Birthday cakes, rockets and washing machines: How Fuzzy logic can empower young people

Imagine you gathered a group of people together and gave them the ingredients and instructions to bake a cake. If they followed the instructions eventually, they should all be able to bake a cake. At a much bigger level if you gathered your top scientists and gave them the resources and instructions to make a rocket, they should eventually be able to make it. However, if you gave parents a set of instructions as to how bring their child up and applied this to all children, you would not only expect this to fail, you might well anticipate the children involved being unhappy and troubled by such a linear and rigid approach.

Which is where washing machines comes in. A while ago I purchased a washing machine that operated on fuzzy logic principles. This basically meant you set the washing cycle, but it could adjust how it washed clothes if the selected cycle was not working. Of course you can stretch a metaphor too far and get lost in lots of philosophical debates about who determines outcome and who defines success; but there is I believe, a lot we can from fuzzy logic and the need to work with young people in an adaptive and agile manner, where they are empowered to set the agenda, determine the outcomes and become the author of their own story.

Sadly, it is increasingly the case that provision for young people, especially those who are disadvantaged, is very much linked to a pre-determined linear agenda. This agenda may well go something like “the NEET young people will participate within the skills scheme and three months later have entered employment and hold this down for at least 13 weeks.” Of course it is good to have goals and it is good to be able to tell people, especially when you are being funded by public or charitable funds ,what you are trying to achieve but as anyone who has spent time working with disadvantaged young people will know life is often more complex than this.

There are often young people who have a whole range of complex and often overlapping needs and who do not fit easily into anyone tick box. For example, it might be “a young man, who has mental health issues, is living in temporary accommodation, has a criminal record, is in debt, has drug and alcohol issues and has a daughter by an estranged partner who is in care.” I could go on and on but many workers who work in youth projects targeting disadvantaged young people will know the picture. If you add in variables based on identify, disability, sexuality, race, class, culture and educational attainment the various intersections and diversity of young people we work with becomes immense and means that one size fits all solutions are at best meaningless at worst harmful and a waste of limited resources.

As government is now looking to review how it funds youth services and what youth services should look like now might be a good time to embrace a more “agile and adaptive approach.” To accept that for many of the most disadvantaged young people we are often talking about long term support and encouragement as they “yoyo” their way towards finding the spark, self-belief and support structures that will enable them to live their life to the best of their ability. We also need to move on from highly individualised approaches to facilitating young people working in groups where they are encouraged to build links, discuss the world as they see and live it and identify their own narratives.

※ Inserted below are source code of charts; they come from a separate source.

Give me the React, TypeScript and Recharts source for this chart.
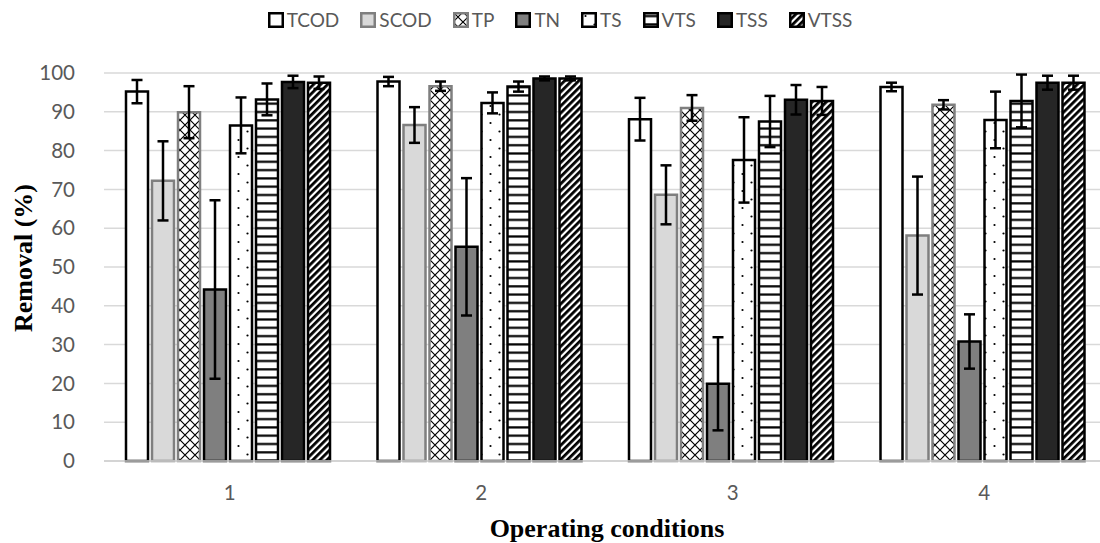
import { Bar, BarChart, CartesianGrid, ErrorBar, XAxis, YAxis } from "recharts";

// Removal efficiency per operating condition, mean and standard deviation (%)
const conditions = ["1", "2", "3", "4"];
const yTicks = [0, 10, 20, 30, 40, 50, 60, 70, 80, 90, 100];

const tcod = [95.2, 97.8, 88.1, 96.4];
const tcodSd = [3.0, 1.2, 5.5, 1.1];
const scod = [72.2, 86.6, 68.6, 58.1];
const scodSd = [10.2, 4.6, 7.6, 15.2];
const tp = [89.9, 96.6, 91.0, 91.8];
const tpSd = [6.7, 1.2, 3.3, 1.2];
const tn = [44.2, 55.2, 19.9, 30.8];
const tnSd = [23.0, 17.7, 12.0, 7.0];
const ts = [86.5, 92.3, 77.6, 87.9];
const tsSd = [7.2, 2.7, 11.0, 7.3];
const vts = [93.2, 96.5, 87.5, 92.8];
const vtsSd = [4.1, 1.3, 6.6, 6.8];
const tss = [97.7, 98.6, 93.1, 97.5];
const tssSd = [1.6, 0.5, 3.8, 1.8];
const vtss = [97.5, 98.6, 92.8, 97.5];
const vtssSd = [1.6, 0.5, 3.6, 1.8];

const series = [
  { key: "TCOD", values: tcod, sd: tcodSd, fill: "#ffffff", stroke: "#000000" },
  { key: "SCOD", values: scod, sd: scodSd, fill: "#d9d9d9", stroke: "#7f7f7f" },
  { key: "TP", values: tp, sd: tpSd, fill: "url(#pat-cross)", stroke: "#7f7f7f" },
  { key: "TN", values: tn, sd: tnSd, fill: "#7f7f7f", stroke: "#000000" },
  { key: "TS", values: ts, sd: tsSd, fill: "url(#pat-dots)", stroke: "#000000" },
  { key: "VTS", values: vts, sd: vtsSd, fill: "url(#pat-hlines)", stroke: "#000000" },
  { key: "TSS", values: tss, sd: tssSd, fill: "#262626", stroke: "#000000" },
  { key: "VTSS", values: vtss, sd: vtssSd, fill: "url(#pat-diag)", stroke: "#000000" },
];

const rows = conditions.map((name, i) => {
  const row: Record<string, string | number> = { name };
  series.forEach((s) => {
    row[s.key] = s.values[i];
    row[`${s.key}_sd`] = s.sd[i];
  });
  return row;
});

const TEXT_GREY = "#595959";
const SANS = "Lato, 'Open Sans', sans-serif";
const SERIF = "'Liberation Serif', 'Times New Roman', serif";

function YTitle({ viewBox }: any) {
  const { x, y, height } = viewBox;
  const cx = x + 23;
  const cy = y + height / 2 - 9;
  return (
    <text
      x={cx}
      y={cy}
      transform={`rotate(-90 ${cx} ${cy})`}
      textAnchor="middle"
      dominantBaseline="central"
      fontFamily={SERIF}
      fontWeight="bold"
      fontSize={26}
      fill="#000"
    >
      Removal (%)
    </text>
  );
}

function XTitle({ viewBox }: any) {
  const { x, y, width, height } = viewBox;
  return (
    <text
      x={x + width / 2}
      y={y + height + 16}
      textAnchor="middle"
      fontFamily={SERIF}
      fontWeight="bold"
      fontSize={26}
      fill="#000"
    >
      Operating conditions
    </text>
  );
}

function PatternLegend() {
  return (
    <div
      style={{
        position: "absolute",
        top: 9,
        left: 0,
        width: 1120,
        display: "flex",
        justifyContent: "center",
        gap: 21,
        fontFamily: SANS,
        fontSize: 19,
        color: TEXT_GREY,
        lineHeight: "22px",
      }}
    >
      {series.map((s) => (
        <div key={s.key} style={{ display: "flex", alignItems: "center" }}>
          <svg width={16} height={16} style={{ marginRight: 3 }}>
            <rect
              x={1.25}
              y={1.25}
              width={13.5}
              height={13.5}
              fill={s.fill}
              stroke={s.stroke}
              strokeWidth={2.5}
            />
          </svg>
          <span>{s.key}</span>
        </div>
      ))}
    </div>
  );
}

export default function App() {
  return (
    <div
      style={{
        position: "absolute",
        left: 0,
        top: 0,
        width: 1100,
        height: 543,
        overflow: "hidden",
        background: "#fff",
      }}
    >
      <BarChart
        width={1112}
        height={543}
        data={rows}
        margin={{ top: 73, right: 2, bottom: 22, left: 0 }}
        barCategoryGap={22}
        barGap={4}
      >
        <defs>
          <pattern id="pat-cross" width={10} height={10} patternUnits="userSpaceOnUse">
            <rect width={10} height={10} fill="#fff" />
            <path d="M0 0L10 10M10 0L0 10" stroke="#000" strokeWidth={1.2} />
          </pattern>
          <pattern id="pat-dots" width={18} height={17} patternUnits="userSpaceOnUse">
            <rect width={18} height={17} fill="#fff" />
            <circle cx={4.5} cy={4} r={1.1} fill="#000" />
            <circle cx={13.5} cy={12.5} r={1.1} fill="#000" />
          </pattern>
          <pattern id="pat-hlines" width={8} height={8.3} patternUnits="userSpaceOnUse">
            <rect width={8} height={8.3} fill="#fff" />
            <rect y={3} width={8} height={2.2} fill="#000" />
          </pattern>
          <pattern
            id="pat-diag"
            width={5}
            height={5}
            patternUnits="userSpaceOnUse"
            patternTransform="rotate(45)"
          >
            <rect width={5} height={5} fill="#fff" />
            <rect width={2.8} height={5} fill="#000" />
          </pattern>
        </defs>
        <CartesianGrid vertical={false} stroke="#d9d9d9" strokeWidth={1.5} />
        <XAxis
          dataKey="name"
          height={60}
          tickLine={false}
          axisLine={{ stroke: "#cfcfcf", strokeWidth: 1.5 }}
          tickMargin={18}
          tick={{ fill: TEXT_GREY, fontSize: 20.5, fontFamily: SANS }}
          label={<XTitle />}
        />
        <YAxis
          width={104}
          domain={[0, 100]}
          ticks={yTicks}
          interval={0}
          tickLine={false}
          axisLine={false}
          tickMargin={23}
          tick={{ fill: TEXT_GREY, fontSize: 20.5, fontFamily: SANS }}
          label={<YTitle />}
        />
        {series.map((s) => (
          <Bar
            key={s.key}
            dataKey={s.key}
            fill={s.fill}
            stroke={s.stroke}
            strokeWidth={2.5}
            isAnimationActive={false}
          >
            <ErrorBar
              dataKey={`${s.key}_sd`}
              direction="y"
              width={5.5}
              stroke="#000"
              strokeWidth={2.5}
              isAnimationActive={false}
            />
          </Bar>
        ))}
      </BarChart>
      <PatternLegend />
    </div>
  );
}
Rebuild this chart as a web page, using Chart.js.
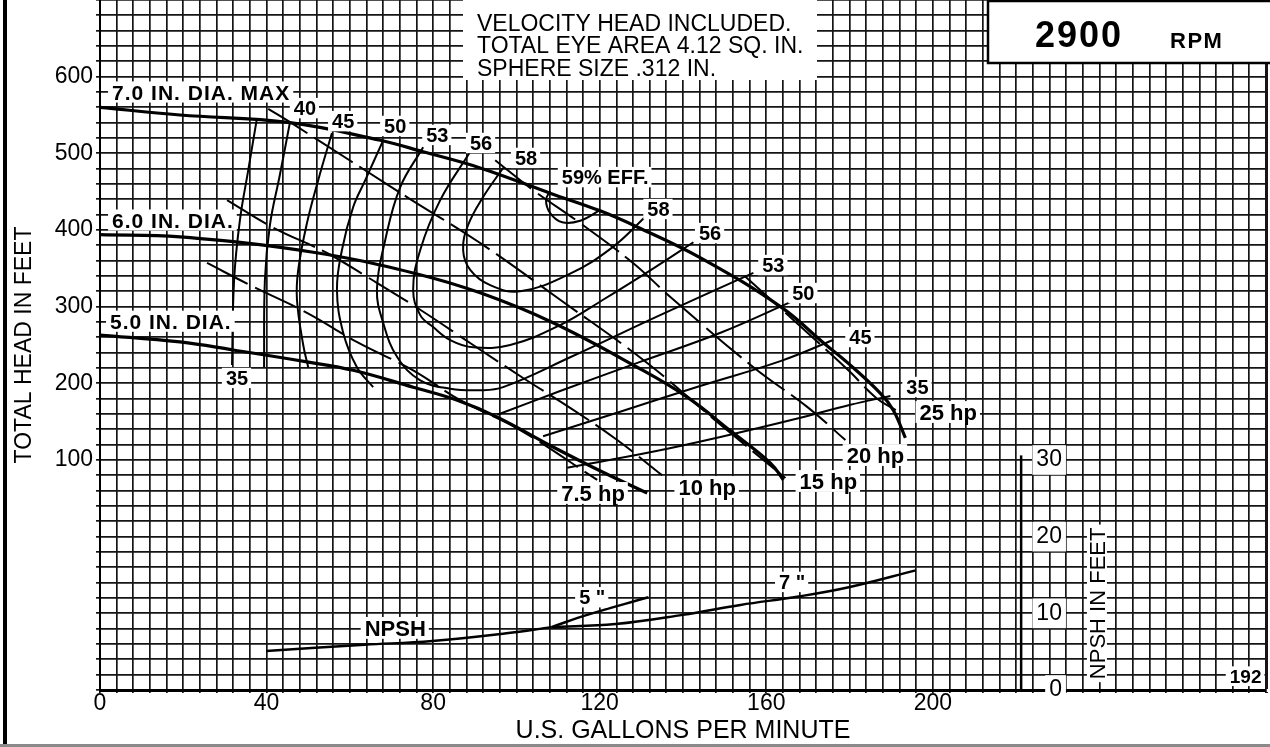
<!DOCTYPE html>
<html>
<head>
<meta charset="utf-8">
<title>Pump performance 2900 RPM</title>
<script src="https://cdn.jsdelivr.net/npm/chart.js@4.4.1/dist/chart.umd.min.js"></script>
<style>
  html, body { margin: 0; padding: 0; background: #fff; }
  canvas { display: block; }
</style>
</head>
<body>
<canvas id="pumpChart" width="1270" height="747"></canvas>
<script>
// axis labels
const flowTicks = [0, 40, 80, 120, 160, 200];
const headTicks = [100, 200, 300, 400, 500, 600];
const npshTicks = [0, 10, 20, 30];

// impeller diameter curves, [gpm, head ft]
const dia7 = [[0,560],[19.2,550],[45.6,540],[67.3,517],[77.6,502],[91.3,481],[108.1,448],[120.1,425],[129,404],[144.1,364],[163.4,300],[173.7,253],[179.5,227],[187.4,187],[190.5,165],[193.4,129]];
const dia6 = [[0,394],[19.2,391],[51.2,371],[75.2,344],[91.3,318],[108.8,279],[129,221],[141,182],[151.4,138],[161,96],[164.1,74]];
const dia5 = [[0,263],[19.2,254],[32,243.5],[49.7,228],[60.8,217],[75.2,195],[85.8,178],[95.4,156],[108.8,117],[120.8,84],[131.4,57]];

// horsepower lines
const hp7_5 = [[25.7,357],[36.8,326],[49.7,292],[62,253],[75.2,217],[86.5,178],[100.9,139],[119.4,74]];
const hp10 = [[30.5,439],[41.3,404],[54.5,370],[64.1,339],[76.9,296],[89.6,250],[101.6,207],[112.9,168],[124.2,126],[135,80]];
const hp15 = [[40.4,558],[46.4,538],[74,442],[91.3,383],[110.5,309],[131.4,226.5],[147.7,152],[164.6,76.5]];
const hp20 = [[94.9,491],[104,452],[115.3,409],[128,357],[136.9,313],[156.9,221],[169.9,169],[179,126]];
const hp25 = [[155,339],[171.8,256.5],[179.9,216],[186.4,181],[191.1,165]];

// efficiency contours
const eff35L = [[37.7,546],[35.6,478],[33.6,413],[32.2,335],[31.7,224]];
const eff40L = [[45.6,540],[43.2,472],[40.8,406.5],[39.6,335],[39.4,221]];
const eff45L = [[55.7,526.5],[52.4,465],[49.7,409],[47.6,348],[47.3,309],[48.8,250],[50,221]];
const eff50L = [[68,517],[63.7,465],[60.8,430],[58.1,374],[56.9,322],[58.4,266],[61.7,221],[65.6,195]];
const eff53 = [[77.6,508],[72.1,456],[68.5,387],[66.5,322],[68,279],[71.4,234],[76.9,204],[84.1,193],[91.3,191],[96.8,195],[112.9,234],[134.5,289],[156.9,344]];
const eff56 = [[88.9,502],[81.7,439],[76.9,374],[75.2,322],[76.9,289],[80,273.5],[84.1,256.5],[89.6,247],[98.5,250],[110.5,276],[120.8,309],[132.9,350],[142.5,384]];
const eff58 = [[96.8,481],[92,443],[88.4,406.5],[87.2,374],[88.9,348],[93.7,328],[100.9,320],[112.9,343],[123.2,378],[130.9,417]];
const eff59 = [[108.1,451],[107.1,439],[108.1,422],[111,410],[115.3,412],[120.1,426]];
const eff50R = [[95.4,159],[110.5,190],[129.7,228],[149,266],[165.8,306]];
const eff45R = [[106.4,131],[124.9,163],[144.1,196.5],[163.4,229],[176.1,256.5]];
const eff35R = [[112.2,90],[132.1,110],[149,130],[168.2,155],[180.2,172],[189.8,183.5]];

// NPSH required, [gpm, ft]
const npshCommon = [[39.9,5.1],[63.5,5.9],[79.8,6.4],[97.6,7.4],[108.4,8.2]];
const npsh5 = [[108.4,8.2],[117,9.8],[131.7,12.1]];
const npsh7 = [[108.4,8.2],[123.8,8.6],[139.9,9.8],[153.8,11.1],[167.8,12.2],[179.8,13.4],[195.9,15.6]];

// text placed on the plot, in axis units
const curveLabels = [
  { text: '7.0 IN. DIA. MAX', gpm: 2.9, val: 580, size: 21, spacing: 1, align: 'left' },
  { text: '6.0 IN. DIA.', gpm: 2.9, val: 413, size: 21, spacing: 1, align: 'left' },
  { text: '5.0 IN. DIA.', gpm: 2.4, val: 281, size: 21, spacing: 1, align: 'left' },
  { text: '40', gpm: 49.2, val: 559, size: 20 },
  { text: '45', gpm: 58.4, val: 542, size: 20 },
  { text: '50', gpm: 70.9, val: 535.7, size: 20 },
  { text: '53', gpm: 81, val: 524, size: 20 },
  { text: '56', gpm: 91.5, val: 513.5, size: 20 },
  { text: '58', gpm: 102.3, val: 494, size: 20 },
  { text: '59% EFF.', gpm: 121.3, val: 469, size: 20 },
  { text: '58', gpm: 134.1, val: 427.4, size: 20 },
  { text: '56', gpm: 146.5, val: 396, size: 20 },
  { text: '53', gpm: 161.7, val: 354.3, size: 20 },
  { text: '50', gpm: 168.9, val: 317.8, size: 20 },
  { text: '45', gpm: 182.6, val: 260.4, size: 20 },
  { text: '35', gpm: 196.3, val: 195.2, size: 20 },
  { text: '35', gpm: 32.9, val: 207, size: 20 },
  { text: '7.5 hp', gpm: 118.4, val: 57, size: 22 },
  { text: '10 hp', gpm: 145.8, val: 64.8, size: 22 },
  { text: '15 hp', gpm: 174.9, val: 72.6, size: 22 },
  { text: '20 hp', gpm: 186.2, val: 106.5, size: 22 },
  { text: '25 hp', gpm: 203.7, val: 162.6, size: 22 },
  { text: 'NPSH', gpm: 70.9, val: 8.1, size: 22, axis: 'y2' },
  { text: '5 "', gpm: 118.2, val: 12.1, size: 20, axis: 'y2' },
  { text: '7 "', gpm: 166.2, val: 14.1, size: 20, axis: 'y2' },
  { text: '192', gpm: 275.1, val: 1.8, size: 19, axis: 'y2' }
];

const notes = ['VELOCITY HEAD INCLUDED.', 'TOTAL EYE AREA 4.12 SQ. IN.', 'SPHERE SIZE .312 IN.'];

const FONT = '"Liberation Sans", Arial, sans-serif';
Chart.defaults.font.family = FONT;
Chart.defaults.color = '#000';

function curve(pts, width, dash, axis) {
  return {
    data: pts.map(([x, y]) => ({ x, y })),
    showLine: true,
    borderColor: '#000',
    borderWidth: width,
    borderDash: dash || [],
    pointRadius: 0,
    tension: 0.4,
    fill: false,
    yAxisID: axis || 'y'
  };
}

const hpDash = [46, 8];

const textPlugin = {
  id: 'pumpText',
  beforeDatasetsDraw(chart) {
    const { ctx, scales } = chart;
    // NPSH scale line
    const x = scales.x.getPixelForValue(221.2);
    ctx.save();
    ctx.strokeStyle = '#000';
    ctx.lineWidth = 2.5;
    ctx.beginPath();
    ctx.moveTo(x, scales.y2.getPixelForValue(0));
    ctx.lineTo(x, scales.y2.getPixelForValue(30.6));
    ctx.stroke();
    ctx.restore();
  },
  afterDatasetsDraw(chart) {
    const { ctx, scales } = chart;
    ctx.save();
    for (const lb of curveLabels) {
      const px = scales.x.getPixelForValue(lb.gpm);
      const py = scales[lb.axis || 'y'].getPixelForValue(lb.val);
      ctx.font = `bold ${lb.size}px ${FONT}`;
      ctx.letterSpacing = (lb.spacing || 0) + 'px';
      const w = ctx.measureText(lb.text).width;
      const left = lb.align === 'left' ? px : px - w / 2;
      const cap = lb.size * 0.72;
      ctx.fillStyle = '#fff';
      ctx.fillRect(left - 4, py - cap / 2 - 3, w + 7, cap + 6);
      ctx.fillStyle = '#000';
      ctx.textAlign = 'left';
      ctx.textBaseline = 'alphabetic';
      ctx.fillText(lb.text, left, py + cap / 2);
    }
    ctx.letterSpacing = '0px';

    // NPSH axis title
    const tx = scales.x.getPixelForValue(239.4);
    const ty = scales.y2.getPixelForValue(11.3);
    ctx.translate(tx, ty);
    ctx.rotate(-Math.PI / 2);
    ctx.font = `22px ${FONT}`;
    const tw = ctx.measureText('NPSH IN FEET').width;
    ctx.fillStyle = '#fff';
    ctx.fillRect(-tw / 2 - 3, -10, tw + 6, 20);
    ctx.fillStyle = '#000';
    ctx.textAlign = 'center';
    ctx.fillText('NPSH IN FEET', 0, 8);
    ctx.restore();
  },
  afterDraw(chart) {
    const { ctx } = chart;
    ctx.save();
    // notes box
    ctx.fillStyle = '#fff';
    ctx.fillRect(463, 0, 354, 80);
    ctx.fillStyle = '#000';
    ctx.font = `23px ${FONT}`;
    ctx.textAlign = 'left';
    ctx.textBaseline = 'alphabetic';
    notes.forEach((t, i) => ctx.fillText(t, 477, 30.5 + i * 22.5));

    // speed box
    ctx.fillStyle = '#fff';
    ctx.fillRect(987, 0, 283, 63);
    ctx.strokeStyle = '#000';
    ctx.lineWidth = 2.5;
    ctx.strokeRect(988, 1, 300, 62);
    ctx.fillStyle = '#000';
    ctx.font = `bold 36px ${FONT}`;
    ctx.letterSpacing = '2px';
    ctx.fillText('2900', 1035, 47);
    ctx.font = `bold 22px ${FONT}`;
    ctx.letterSpacing = '1.5px';
    ctx.fillText('RPM', 1170, 48);
    ctx.letterSpacing = '0px';

    // sheet edges
    ctx.fillStyle = '#000';
    ctx.fillRect(3, 0, 4, 747);
    ctx.fillStyle = '#8a8a8a';
    ctx.fillRect(0, 744, 1270, 3);
    ctx.restore();
  }
};

new Chart(document.getElementById('pumpChart'), {
  type: 'scatter',
  data: {
    datasets: [
      curve(dia7, 3.2), curve(dia6, 3.2), curve(dia5, 3.2),
      curve(hp7_5, 2, hpDash), curve(hp10, 2, hpDash), curve(hp15, 2, hpDash),
      curve(hp20, 2, hpDash), curve(hp25, 2, hpDash),
      curve(eff35L, 2), curve(eff40L, 2), curve(eff45L, 2), curve(eff50L, 2),
      curve(eff53, 2), curve(eff56, 2), curve(eff58, 2), curve(eff59, 2),
      curve(eff50R, 2), curve(eff45R, 2), curve(eff35R, 2),
      curve(npshCommon, 2.5, null, 'y2'), curve(npsh5, 2.5, null, 'y2'), curve(npsh7, 2.5, null, 'y2')
    ]
  },
  options: {
    responsive: false,
    animation: false,
    layout: { padding: { left: 0, top: 0, right: 4, bottom: 0 } },
    plugins: { legend: { display: false }, tooltip: { enabled: false } },
    scales: {
      x: {
        type: 'linear',
        min: 0,
        max: 280,
        ticks: {
          stepSize: 4,
          autoSkip: false,
          maxRotation: 0,
          maxTicksLimit: 1000,
          padding: 0,
          font: { size: 23, lineHeight: 0.9 },
          callback: v => flowTicks.includes(v) ? String(v) : ''
        },
        grid: {
          color: '#151515',
          lineWidth: c => (c.tick && c.tick.value === 280) ? 3 : 1.7,
          tickLength: 3
        },
        border: { color: '#000', width: 3 },
        title: { display: true, text: 'U.S. GALLONS PER MINUTE', font: { size: 25 }, padding: { top: 0, bottom: 1 } },
        afterFit(s) { s.height = 57; s.paddingLeft = 0; s.paddingRight = 0; }
      },
      y: {
        type: 'linear',
        position: 'left',
        min: -200,
        max: 700,
        ticks: {
          stepSize: 20,
          autoSkip: false,
          maxTicksLimit: 1000,
          padding: 3,
          font: { size: 23 },
          callback: v => headTicks.includes(v) ? String(v) : ''
        },
        grid: { color: '#151515', lineWidth: 1.7, tickLength: 4 },
        border: { color: '#000', width: 2 },
        title: { display: true, text: 'TOTAL HEAD IN FEET', font: { size: 23 }, padding: { top: 11, bottom: 0 } },
        afterFit(s) { s.width = 100; s.paddingTop = 0; s.paddingBottom = 0; }
      },
      y2: {
        type: 'linear',
        axis: 'y',
        position: { x: 231 },
        min: 0,
        max: 90,
        afterBuildTicks(s) { s.ticks = npshTicks.map(v => ({ value: v })); },
        ticks: {
          padding: 0,
          font: { size: 23 },
          showLabelBackdrop: true,
          backdropColor: '#fff',
          backdropPadding: { x: 4, y: 1 }
        },
        grid: { display: false },
        border: { display: false },
        afterFit(s) { s.paddingTop = 0; s.paddingBottom = 0; }
      }
    }
  },
  plugins: [textPlugin]
});
</script>
</body>
</html>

Of course, they should be challenged, and different perspective included but at the heart of this approach is a belief that young people are often best placed to define who they are, what their issues are and what support they might need to move on. As they develop this may well change and they may well go through a prolonged period of try, give up, drop out but a relationship with a skilled worker can often turn that experience into learning that enables them to better identify how they might change their life situation. The process of working with a group with whom they feel a common bond can also help them place their life situation in a context, help them offer and receive support, develop support networks and to think more holistically about what change is needed for them to live fulfilling lives.

It may well be that not all this change is centred on them but might see them asking questions about the way their local community is organised and run, whose agenda is running it and how much does it relate to their lived experience. In short this approach can start the process of young people developing into engaged citizens who are ‘creators’ not just ‘consumers’ and surely that is the bedrock of a successful and cohesive community?